● **STATED TASK**
Leave out the pictures and repeat the rest of the material exactly.
** START OF SUPPLIED INFORMATION **
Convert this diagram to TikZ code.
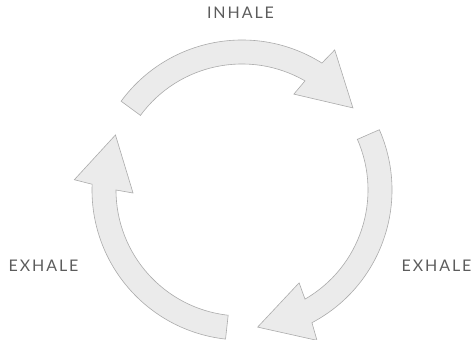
\documentclass[tikz,border=0pt]{standalone}
\usepackage{fontspec}
\setmainfont{Lato}[LetterSpace=12]
\definecolor{arrowfill}{HTML}{EBEBEB}
\definecolor{arrowline}{HTML}{ABABAB}
\definecolor{labelcol}{HTML}{5C5C5C}
\begin{document}
\begin{tikzpicture}[x=1pt,y=1pt,
  cyclearrow/.style={fill=arrowfill,draw=arrowline,line width=0.6pt,line join=miter},
  lbl/.style={font=\fontsize{16}{19}\selectfont,text=labelcol,inner sep=0pt}]
\useasboundingbox (0,0) rectangle (474,340);
\coordinate (C) at (242,150);
\foreach \T in {143.7,23.7,-96.3}{
  \begin{scope}[shift={(C)}]
    \draw[cyclearrow] (\T:150pt) arc[start angle=\T, end angle=\T-85.9, radius=150pt]
      -- (\T-87.2:168pt) -- (\T-107.2:138pt) -- (\T-82.1:109pt) -- (\T-83.7:126pt)
      arc[start angle=\T-83.7, end angle=\T, radius=126pt] -- cycle;
  \end{scope}
}
\node[lbl] (inhale) at (240.5,327) {INHALE};
\node[lbl] (exhaleL) at (43.5,74) {EXHALE};
\node[lbl] (exhaleR) at (436.5,74) {EXHALE};
\end{tikzpicture}
\end{document}
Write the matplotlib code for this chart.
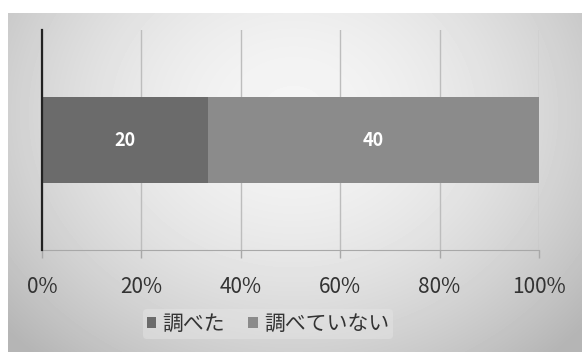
import numpy as np
import matplotlib
matplotlib.use("Agg")
from matplotlib import pyplot as plt
from matplotlib.patches import Patch

plt.rcParams['font.family'] = ['Noto Sans CJK JP', 'DejaVu Sans']

# data
series_names = ['調べた', '調べていない']
series_values = [20, 40]
series_colors = ['#6b6b6b', '#8b8b8b']
tick_values = [0, 20, 40, 60, 80, 100]
tick_labels = ['0%', '20%', '40%', '60%', '80%', '100%']

W, H = 582, 352
fig = plt.figure(figsize=(W / 100, H / 100), dpi=100)
fig.patch.set_facecolor('white')

# soft radial gradient behind the chart
bg = fig.add_axes([8 / W, 0, 1 - 8 / W, 1 - 13 / H])
yy, xx = np.mgrid[0:339, 0:574]
cx, cy = 285, 100
d = np.sqrt(((xx - cx) / 320.0) ** 2 + ((yy - cy) / 270.0) ** 2)
shade = 0.96 - 0.18 * np.clip(d, 0, 1.2) ** 1.8
bg.imshow(shade, cmap='gray', vmin=0, vmax=1, aspect='auto', interpolation='bilinear')
bg.set_axis_off()

ax = fig.add_axes([42 / W, 1 - 250 / H, (539 - 42) / W, 220 / H])
ax.patch.set_alpha(0)

total = sum(series_values)
left = 0.0
for name, val, col in zip(series_names, series_values, series_colors):
    pct = val / total * 100
    ax.barh(0, pct, left=left, height=0.39, color=col, zorder=3)
    ax.text(left + pct / 2, 0, str(val), ha='center', va='center',
            color='white', fontsize=13, fontweight='bold', zorder=4)
    left += pct

ax.set_xlim(0, 100)
ax.set_ylim(-0.5, 0.5)
ax.set_xticks(tick_values)
ax.set_xticklabels(tick_labels, fontsize=15, color='#333333')
ax.set_yticks([])
ax.xaxis.grid(True, color='#bdbdbd', lw=1, zorder=0)
ax.tick_params(axis='x', length=6, width=1, color='#a8a8a8', pad=13)

for s in ['top', 'right']:
    ax.spines[s].set_visible(False)
ax.spines['bottom'].set_color('#a8a8a8')
ax.spines['left'].set_color('#222222')
ax.spines['left'].set_linewidth(1.6)
ax.spines['left'].set_zorder(5)

handles = [Patch(facecolor=c, edgecolor='none') for c in series_colors]
leg = fig.legend(handles, series_names, loc='center',
                 bbox_to_anchor=(268 / W, 1 - 324 / H), ncol=2, frameon=True,
                 fontsize=15, handlelength=0.45, handleheight=0.45,
                 handletextpad=0.3, columnspacing=1.1, borderpad=0.2)
leg.get_frame().set_facecolor('#e4e4e4')
leg.get_frame().set_edgecolor('none')
leg.get_frame().set_alpha(0.5)
for t in leg.get_texts():
    t.set_color('#333333')

fig.savefig('out.png', dpi=100)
** END OF SUPPLIED INFORMATION **
● **WRITTEN ANSWER**
Convert this diagram to TikZ code.
\documentclass[tikz,border=0pt]{standalone}
\usepackage{fontspec}
\setmainfont{Lato}[LetterSpace=12]
\definecolor{arrowfill}{HTML}{EBEBEB}
\definecolor{arrowline}{HTML}{ABABAB}
\definecolor{labelcol}{HTML}{5C5C5C}
\begin{document}
\begin{tikzpicture}[x=1pt,y=1pt,
  cyclearrow/.style={fill=arrowfill,draw=arrowline,line width=0.6pt,line join=miter},
  lbl/.style={font=\fontsize{16}{19}\selectfont,text=labelcol,inner sep=0pt}]
\useasboundingbox (0,0) rectangle (474,340);
\coordinate (C) at (242,150);
\foreach \T in {143.7,23.7,-96.3}{
  \begin{scope}[shift={(C)}]
    \draw[cyclearrow] (\T:150pt) arc[start angle=\T, end angle=\T-85.9, radius=150pt]
      -- (\T-87.2:168pt) -- (\T-107.2:138pt) -- (\T-82.1:109pt) -- (\T-83.7:126pt)
      arc[start angle=\T-83.7, end angle=\T, radius=126pt] -- cycle;
  \end{scope}
}
\node[lbl] (inhale) at (240.5,327) {INHALE};
\node[lbl] (exhaleL) at (43.5,74) {EXHALE};
\node[lbl] (exhaleR) at (436.5,74) {EXHALE};
\end{tikzpicture}
\end{document}
Write the matplotlib code for this chart.
import numpy as np
import matplotlib
matplotlib.use("Agg")
from matplotlib import pyplot as plt
from matplotlib.patches import Patch

plt.rcParams['font.family'] = ['Noto Sans CJK JP', 'DejaVu Sans']

# data
series_names = ['調べた', '調べていない']
series_values = [20, 40]
series_colors = ['#6b6b6b', '#8b8b8b']
tick_values = [0, 20, 40, 60, 80, 100]
tick_labels = ['0%', '20%', '40%', '60%', '80%', '100%']

W, H = 582, 352
fig = plt.figure(figsize=(W / 100, H / 100), dpi=100)
fig.patch.set_facecolor('white')

# soft radial gradient behind the chart
bg = fig.add_axes([8 / W, 0, 1 - 8 / W, 1 - 13 / H])
yy, xx = np.mgrid[0:339, 0:574]
cx, cy = 285, 100
d = np.sqrt(((xx - cx) / 320.0) ** 2 + ((yy - cy) / 270.0) ** 2)
shade = 0.96 - 0.18 * np.clip(d, 0, 1.2) ** 1.8
bg.imshow(shade, cmap='gray', vmin=0, vmax=1, aspect='auto', interpolation='bilinear')
bg.set_axis_off()

ax = fig.add_axes([42 / W, 1 - 250 / H, (539 - 42) / W, 220 / H])
ax.patch.set_alpha(0)

total = sum(series_values)
left = 0.0
for name, val, col in zip(series_names, series_values, series_colors):
    pct = val / total * 100
    ax.barh(0, pct, left=left, height=0.39, color=col, zorder=3)
    ax.text(left + pct / 2, 0, str(val), ha='center', va='center',
            color='white', fontsize=13, fontweight='bold', zorder=4)
    left += pct

ax.set_xlim(0, 100)
ax.set_ylim(-0.5, 0.5)
ax.set_xticks(tick_values)
ax.set_xticklabels(tick_labels, fontsize=15, color='#333333')
ax.set_yticks([])
ax.xaxis.grid(True, color='#bdbdbd', lw=1, zorder=0)
ax.tick_params(axis='x', length=6, width=1, color='#a8a8a8', pad=13)

for s in ['top', 'right']:
    ax.spines[s].set_visible(False)
ax.spines['bottom'].set_color('#a8a8a8')
ax.spines['left'].set_color('#222222')
ax.spines['left'].set_linewidth(1.6)
ax.spines['left'].set_zorder(5)

handles = [Patch(facecolor=c, edgecolor='none') for c in series_colors]
leg = fig.legend(handles, series_names, loc='center',
                 bbox_to_anchor=(268 / W, 1 - 324 / H), ncol=2, frameon=True,
                 fontsize=15, handlelength=0.45, handleheight=0.45,
                 handletextpad=0.3, columnspacing=1.1, borderpad=0.2)
leg.get_frame().set_facecolor('#e4e4e4')
leg.get_frame().set_edgecolor('none')
leg.get_frame().set_alpha(0.5)
for t in leg.get_texts():
    t.set_color('#333333')

fig.savefig('out.png', dpi=100)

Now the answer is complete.